Even assuming that the boys acquired an habitual residence in France during their 15 month stay in that country, the boys took up a new habitual residence in the United States during the period beginning December 2002 when they lived in Denver. While in Denver, the boys attended an American kindergarten. They vacationed with Respondent’s sister and family to Yellowstone National Park, and they visited their maternal grandmother in Baton Rouge. As the magistrate judge found, the children became “more and more socialized in the United States.” They attended American schools, formed meaningful relationships with their American relatives, and participated in excursions throughout the United States.

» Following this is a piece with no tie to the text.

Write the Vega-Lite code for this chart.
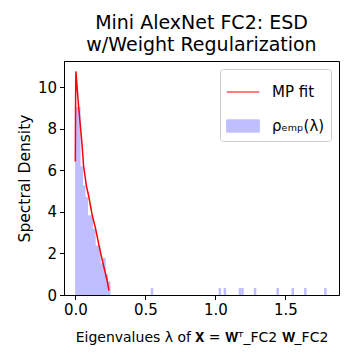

This America-centered experience contrasts dramatically with the boys’ contact with France during this period. As the magistrate judge found, the children had “scant contact with their father,” contact which could have helped them maintain a sense of French identity. Similarly, the boys were “largely ignored” by their French relatives, and they celebrated holidays and birthdays almost exclusively with the American side of their family. In effect, the boys’ ties with France were cut while they lived in Denver, and all of these facts point to a finding that the boys were habitual residents of the United States.
Having determined that the boys were habitual residents of the United States at the time they boarded their September 2003 flight to France, the remaining question is whether or not their habitual residence changed from the United States to France during their three week stay at Mas Verdoline [in France]. A preponderance of the evidence suggests that it did not. Admittedly, some evidence points to a conclusion that the boys did acquire a new habitual residence while in France. The boys were already fluent in French, and they were briefly enrolled in a French school. These facts, however are not sufficient to outweigh the volumes of evidence suggesting that the boys would have perceived their stay in France to be merely a temporary journey before they returned to a permanent residence in the United States. First, their French father did little to welcome them to France or communicate that they should expect a long stay…. Second, … Thomas and Alexis brought only “two seasons worth of clothing” to France, a fact that suggests a return to the United States when the weather became warmer. Third, the actual length of the boys’ stay in France was only three weeks, hardly enough time for them to become “acclimatized” to a new residence, and far less than the ten months they had recently spent in the United States. Finally, the rough state of Mas Verdoline would suggest to any child that the French house was completely unlivable…. [T]hey had few experiences that would have acclimatized them to their new surroundings, or which would indicate a settled purpose to remain in France. Indeed, most of their experiences at Mas Verdoline suggest the opposite. Accordingly, we hold that the twins’ habitual residence at the time of their removal from France was the United States.
The decision makes sense to me. They quite plausibly had a new habitual residence in France for 15 months until December 2002, but then established a new habitual residence for 9 months from December 2002 to September 2003. The fact they they make a final go at the marriage and the children live in France for just three weeks is insufficient to establish a new habitual residence.
Unfortunately the court’s approach to interpreting the treaty leaves much to be desired. It does not even mention the Vienna Convention on the Law of Treaties or utilize the standard interpretive tools recognized for treaty interpretation (plain meaning, object and purpose, context). It does look to the purpose of the Convention in passing, but focuses primarily on one Sixth Circuit precedent and two other circuit precedents. It acknowledges that the Supreme Court has held that a court should “find the opinions of our sister signatories to be entitled to considerable weight,” but then states that the legislation implementing the treaty is a “superceding” act of Congress and these decisions from other countries cannot overcome that superceding legislation.